Mis padres me intentaban apoyar como podían, sin exigirme mucho porque sabían que realmente yo lo estaba pasando mal. No eran excusas para hacer el vago, es que de verdad era incapaz de salir. Como me daba vergüenza que mis amigos supiesen lo que me pasaba, me metía en chats y hablaba con desconocidos. Con ellos me abría sin problemas, y explicarles mi situación me ayudaba de alguna forma a no sentirme tan sola.
El punto de inflexión fue cuando un familiar murió. No era muy cercano, pero mis padres me dijeron que teníamos que ir al funeral. Fue salir del portal y ya estaba nerviosa, pero cuando me senté en el coche no aguanté más. Mi padre arrancó y tuve un ataque de pánico. Me puse a gritar y me bajé del coche. Me senté en la calle porque estaba convencida de que me iba a desmayar de los nervios. Subimos a casa y mi madre dijo que así no podía seguir. Ellos se fueron al funeral y yo me quedé hecha polvo en casa.

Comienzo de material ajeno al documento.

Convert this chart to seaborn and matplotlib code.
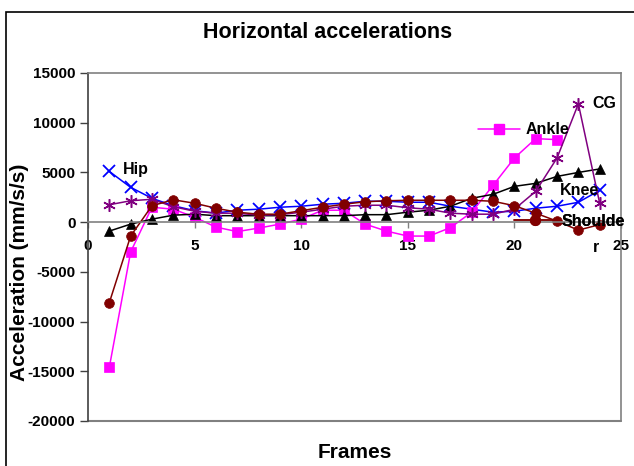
import numpy as np
import pandas as pd
import seaborn as sns
import matplotlib.pyplot as plt
from matplotlib.lines import Line2D
from matplotlib.patches import Rectangle


# -----------------------------
# DATA
# -----------------------------
frames = list(range(1, 25))

hip = [5100, 3500, 2400, 1650, 1150, 900, 1200, 1300, 1500, 1600, 1800, 1900,
       2100, 2100, 2000, 2000, 1600, 1300, 1000, 1100, 1400, 1600, 2000, 3200]
ankle = [-14600, -3000, 1500, 1300, 500, -500, -950, -600, -200, 300, 1200, 1200,
         -200, -900, -1400, -1400, -550, 1000, 3700, 6450, 8400, 8300, np.nan, np.nan]
knee = [-900, -200, 300, 700, 800, 650, 650, 650, 650, 650, 650, 650,
        750, 750, 1000, 1200, 1600, 2400, 2800, 3600, 3900, 4600, 5000, 5350]
cg = [1750, 2150, 2300, 1550, 1100, 900, 900, 700, 750, 1000, 1300, 1600,
      1700, 1700, 1450, 1300, 900, 800, 800, 1300, 3100, 6450, 11900, 1900]
shoulder = [-8100, -1400, 1650, 2250, 1900, 1400, 1000, 800, 800, 1150, 1500, 1800,
            2050, 2150, 2200, 2200, 2200, 2200, 2100, 1650, 900, 100, -800, -250]

series_names = ["Hip", "Ankle", "Knee", "CG", "Shoulder"]

df = pd.DataFrame({
    "Frame": frames,
    "Hip": hip,
    "Ankle": ankle,
    "Knee": knee,
    "CG": cg,
    "Shoulder": shoulder,
}).melt(id_vars="Frame", var_name="Series", value_name="Acceleration")


# -----------------------------
# STYLE
# -----------------------------
colors = {"Hip": "#0000FF", "Ankle": "#FF00FF", "Knee": "#000000",
          "CG": "#800080", "Shoulder": "#800000"}
markers = {"Hip": "x", "Ankle": "s", "Knee": "^", "CG": (6, 2, 0), "Shoulder": "o"}
msizes = {"Hip": 8, "Ankle": 6.5, "Knee": 7, "CG": 9, "Shoulder": 7}
mews = {"Hip": 1.3, "Ankle": 0.5, "Knee": 0.5, "CG": 1.1, "Shoulder": 0.5}

sns.set_theme(style="white")
plt.rcParams["font.family"] = ["Liberation Sans", "DejaVu Sans"]
plt.rcParams["font.weight"] = "bold"
plt.rcParams["axes.unicode_minus"] = False
for k in ["text.color", "axes.labelcolor", "xtick.labelcolor", "ytick.labelcolor"]:
    plt.rcParams[k] = "black"

fig = plt.figure(figsize=(6.34, 4.66), dpi=100)
ax = fig.add_axes([88 / 634, 45 / 466, 533 / 634, 348 / 466])

# outer chart border
fig.patches.append(Rectangle((6 / 634, -0.05), 1.1, 1 - 12 / 466 + 0.05,
                             transform=fig.transFigure, fill=False,
                             edgecolor="black", linewidth=1.2))


# -----------------------------
# PLOT
# -----------------------------
for name in series_names:
    sub = df[df["Series"] == name].dropna()
    sns.lineplot(data=sub, x="Frame", y="Acceleration", ax=ax,
                 color=colors[name], marker=markers[name],
                 markersize=msizes[name], markeredgecolor=colors[name],
                 markeredgewidth=mews[name], linewidth=1.1,
                 errorbar=None, legend=False)

ax.set_xlim(0, 25)
ax.set_ylim(-20000, 15000)
ax.set_xticks(range(0, 26, 5))
ax.set_yticks(range(-20000, 15001, 5000))
ax.set_xlabel("")
ax.set_ylabel("")

grey = "#808080"
ax.spines["bottom"].set_position(("data", 0))
ax.spines["bottom"].set_color(grey)
ax.spines["top"].set_color(grey)
ax.spines["right"].set_color(grey)
ax.spines["left"].set_color("#404040")
for s in ax.spines.values():
    s.set_linewidth(1.2)
ax.axhline(-20000, color=grey, linewidth=1.5, clip_on=False)

ax.tick_params(axis="x", direction="out", length=4, width=1, color=grey,
               labelsize=11, pad=8, bottom=True)
ax.tick_params(axis="y", direction="out", length=6, width=1, color="#404040",
               labelsize=11, pad=3, left=True)

# inline series labels
lab = dict(fontsize=11.5, fontweight="bold", va="center", clip_on=False)
ax.text(1.64, 5250, "Hip", ha="left", **lab)
ax.text(23.64, 11900, "CG", ha="left", **lab)
ax.text(22.14, 3150, "Knee", ha="left", **lab)
ax.text(23.83, -2600, "r", ha="center", **lab)

for name, label, anchor in [("Ankle", "Ankle", (18.3, 9300)),
                            ("Shoulder", "Shoulde", (19.98, 100))]:
    h = Line2D([], [], color=colors[name], marker=markers[name],
               markersize=msizes[name], markeredgecolor=colors[name],
               linewidth=1.1)
    leg = ax.legend(handles=[h], labels=[label], loc="center left",
                    bbox_to_anchor=anchor, bbox_transform=ax.transData,
                    frameon=False, borderpad=0, borderaxespad=0,
                    handlelength=2.6, handletextpad=0.4, numpoints=1,
                    prop={"weight": "bold", "size": 11.5})
    ax.add_artist(leg)

fig.text(328 / 634, 1 - 33 / 466, "Horizontal accelerations",
         ha="center", va="center", fontsize=15.5, fontweight="bold")
fig.text(20 / 634, 1 - 272 / 466, "Acceleration (mm/s/s)", rotation=90,
         ha="center", va="center", fontsize=15, fontweight="bold")
fig.text(355 / 634, 1 - 452 / 466, "Frames",
         ha="center", va="center", fontsize=15, fontweight="bold")

fig.savefig("out.png", dpi=100)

Pidieron cita con un psicólogo y a la semana siguiente de ese ataque de pánico tuve mi primera cita en mi casa. Recuerdo que me preguntó por mi problema, y me puse a llorar. "Llevo tres meses sin salir de casa", le confesé. Me diagnosticó agorafobia y trastorno de pánico.
Durante casi un año estuvo viniendo todas las semanas a casa, y poco a poco empecé a salir. Primero al rellano, después al portal y luego a la calle. Creo que el momento más feliz de mi vida fue cuando pude dar un paseo por el barrio acompañada de mi psicólogo. Llegué a casa con una bolsa de la frutería, y mis padres se quedaron flipando cuando les dije que había sido capaz de entrar en una tienda.
Fue todo muy progresivo, y a veces tuve ataques de pánico. Los momentos más duros fueron las primeras veces que salí yo sola a la calle, sin mi psicólogo. También me costó mucho contarle a mis amigos y compañeros de clase lo que me pasaba. Lo bueno es que la mayoría me entendieron y me ayudaron mucho. Venían a verme a casa, me acompañaban a dar una vuelta e incluso mi mejor amiga vino a una sesión con el psicólogo para entender mejor la agorafobia.
Lo mejor es pedir ayuda cuanto antes
Ahora mismo mi vida es prácticamente normal, aunque todavía voy al psicólogo una vez al mes para evitar recaídas. Si todo va bien, en verano me dará el alta. Voy al cine, utilizo transporte público y también retomé la universidad. Mi propósito es ir a un festival de música este verano, espero ser capaz.
Con mi historia quiero ayudar a personas que están viviendo lo que yo viví. Da igual si eres universitario o tienes 60 años, puede pasarle a cualquiera. Aun así, se puede salir, pero hace falta tiempo, esfuerzo, el apoyo de tu familia o amigos, y terapia. Mi psicólogo me contó que el principal problema al que nos enfrentamos las personas con agorafobia es que tardamos mucho en pedir ayuda, agravando el trastorno. No esperéis a estar recluidos en casa durante meses como me pasó a mí. Ponedle solución en cuanto notéis que algo funciona mal.